In a press conference on 2 March 2005, Polevnsky explained that her original name is Citlali Ibáñez Camacho, but that due to family conflicts, her mother changed it despite having no attachments to any Polish backgrounds. Polevnsky stated in another interview that her surname is Polish.

== Professional career ==
She studied psychology at the Universidad Anáhuac in Mexico City. She has served various positions inside the Cámara Nacional de la Industria de la Transformación (CANACINTRA) (es), including a period in 2002 as first woman president.

== Political career ==
In 2005 she was nominated by the Party of the Democratic Revolution (PRD) as the candidate for governor for the 2005 State of Mexico election. She lost to PRI's Enrique Peña Nieto, who would later on become President of Mexico in 2012.

In the 2006 general election she supported the presidential campaign of Andrés Manuel López Obrador and was elected to the Senate, representing the State of Mexico.

In 2014, she resigned from the PRD and joined the National Regeneration Movement (MORENA) and ran as a mayoral candidate for Naucalpan, State of Mexico, for the 2015 elections.

Following the loss during the 2015 elections, on 20 November 2015, she was elected as General Secretary of MORENA. On 12 December 2017 she became President of MORENA once Andrés Manuel López Obrador left the post to become the party's candidate for the coalition "Juntos Haremos Historia." She formerly served in the Chamber of Deputies, resigning on 16 June 2023 in pursuit of the party's nomination in the 2024 presidential election.
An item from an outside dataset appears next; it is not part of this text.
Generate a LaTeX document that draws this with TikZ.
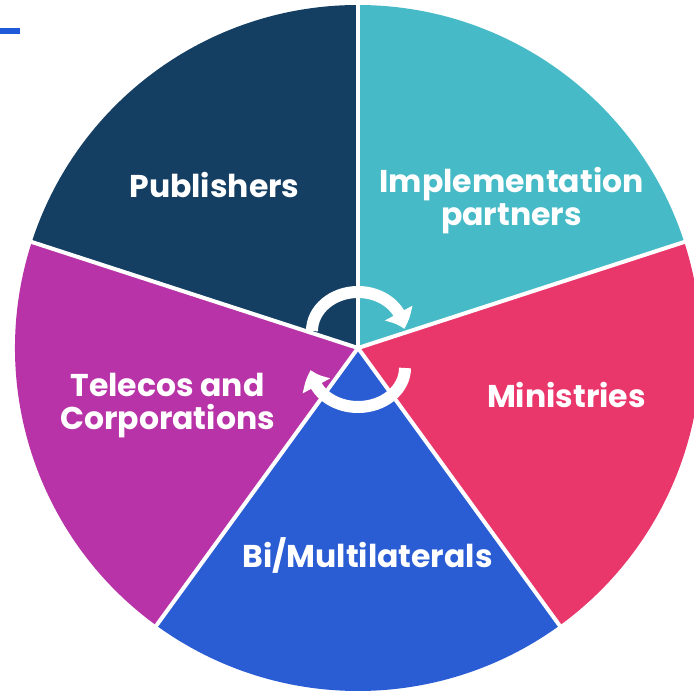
\documentclass[tikz,border=0pt]{standalone}
\usepackage{fontspec}
\setmainfont{Poppins}
\usetikzlibrary{arrows.meta,bending}
\definecolor{pubnavy}{RGB}{20,63,99}
\definecolor{implteal}{RGB}{70,186,198}
\definecolor{minpink}{RGB}{233,55,108}
\definecolor{bilblue}{RGB}{42,92,211}
\definecolor{telmag}{RGB}{184,51,168}
\definecolor{markblue}{RGB}{31,91,216}

\begin{document}
\begin{tikzpicture}[x=1pt, y=1pt,
    seglabel/.style={text=white, align=center, font=\fontsize{31.5}{33}\selectfont\bfseries},
    divider/.style={white, line width=4pt},
    cycarrow/.style={white, line width=12pt, -{Triangle[length=17pt, width=30pt, bend]}}]
    \useasboundingbox (-358,-345) rectangle (336,348);
    \fill[markblue] (-358,314) rectangle (-338,320);
    \coordinate (c) at (0,0);
    \fill[pubnavy] (c) -- (162:343) arc (162:90:343) -- cycle;
    \fill[implteal] (c) -- (90:343) arc (90:18:343) -- cycle;
    \fill[minpink] (c) -- (18:343) arc (18:-54:343) -- cycle;
    \fill[bilblue] (c) -- (-54:343) arc (-54:-126:343) -- cycle;
    \fill[telmag] (c) -- (-126:343) arc (-126:-198:343) -- cycle;
    \draw[divider] (c) -- (90:345);
    \draw[divider] (c) -- (18:345);
    \draw[divider] (c) -- (-54:345);
    \draw[divider] (c) -- (-126:345);
    \draw[divider] (c) -- (162:345);
    \node[seglabel] (pub) at (-143.5,163) {Publishers};
    \node[seglabel] (impl) at (153.5,147) {Implementation\\partners};
    \node[seglabel] (min) at (208.5,-47) {Ministries};
    \node[seglabel] (bil) at (9.5,-207) {Bi/Multilaterals};
    \node[seglabel] (tel) at (-190.5,-58) {Telecos and\\Corporations};
    \draw[cycarrow] (-46,17) arc[start angle=180, end angle=3, x radius=46, y radius=39];
    \draw[cycarrow] (47,-20) arc[start angle=0, end angle=-177, x radius=47, y radius=39];
  \end{tikzpicture}
\end{document}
== Controversy over conflict of interest ==

In November 2010, according to the Mexico City's El Universal newspaper, she was embroiled in a scandal after a controversial vote in the upper chamber which favored tobacco companies, since her daughter works for one of the largest. In the incident, Senator Polevnsky voted against the legislative reform to increase cigarette prices, and therefore in favor of tobacco companies. It was later revealed that her daughter—Shirley Camacho Almaguer—worked as manager of External Communications Mexico for British American Tobacco (BAT), a Mexican-British company responsible for the Mexican operations of the Kent, Camel, Dunhill Viceroy, Lucky Strike, Raleigh, Alas and Montana brands. She denied any wrongdoing, allegedly responding that her vote had nothing to do with her daughter's job. On the contrary, she said that having been leader of the Mexican National Chamber of Industry, she could understand the uncertainty experienced by industry. Polevnsky insisted on denying any conflict of interest. "Her work does not influence my work," referring to both her job and her daughter's.